In the north of England, an existing power plant was expanded to include a second waste incineration plant for household and industrial waste.
Mass-compensated resonance conveyors (FSM) from Joest were the choice to separate the coarse and fine waste slag.
The expanded Ferrybridge energy from waste (EfW) plant near Manchester incinerates about 600,000 tonnes of waste each year and converts it into energy.
To transport the waste, four FSMs from Joest are installed to carry out the initial separation of the coarse and fine waste slag in order to protect the conveyor belts.
Two conveyor belts, which are positioned below the resonance conveyors, are fed by the two split grates that are installed in each resonance conveyor.
Since the belts do not run in parallel due to the distribution of the waste, it was necessary to ensure that only one is constantly being fed, and that the changeover between the two conveyor belts can take place within a very short time. For this reason, Joest developed special cover plates that make it possible to complete the changeover on all four machines with a system downtime of 20 minutes.

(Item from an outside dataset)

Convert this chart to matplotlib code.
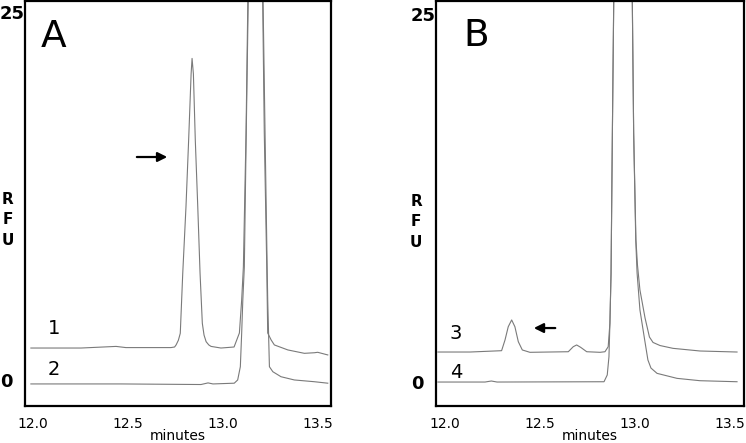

Joest’s experience in the design of vibrating equipment for use at elevated temperatures was key to providing a reliable solution.
During the development phase, particular attention was paid to the high demands placed on the welding technology, as well as the painting and coating of the system. In terms of the welding results, it was important to ensure a robust design, as sometimes larger parts are transported on the resonance conveyor.
The waste slag is also chemically aggressive, which is why it was essential to apply a durable coating. The on-site conditions presented an additional problem — it was not possible to attach the motor and crank drive in series underneath the machine due to a lack of space.
As a result, the machine had to be redesigned so that the motor could be attached vertically to the machine, underneath the drive unit.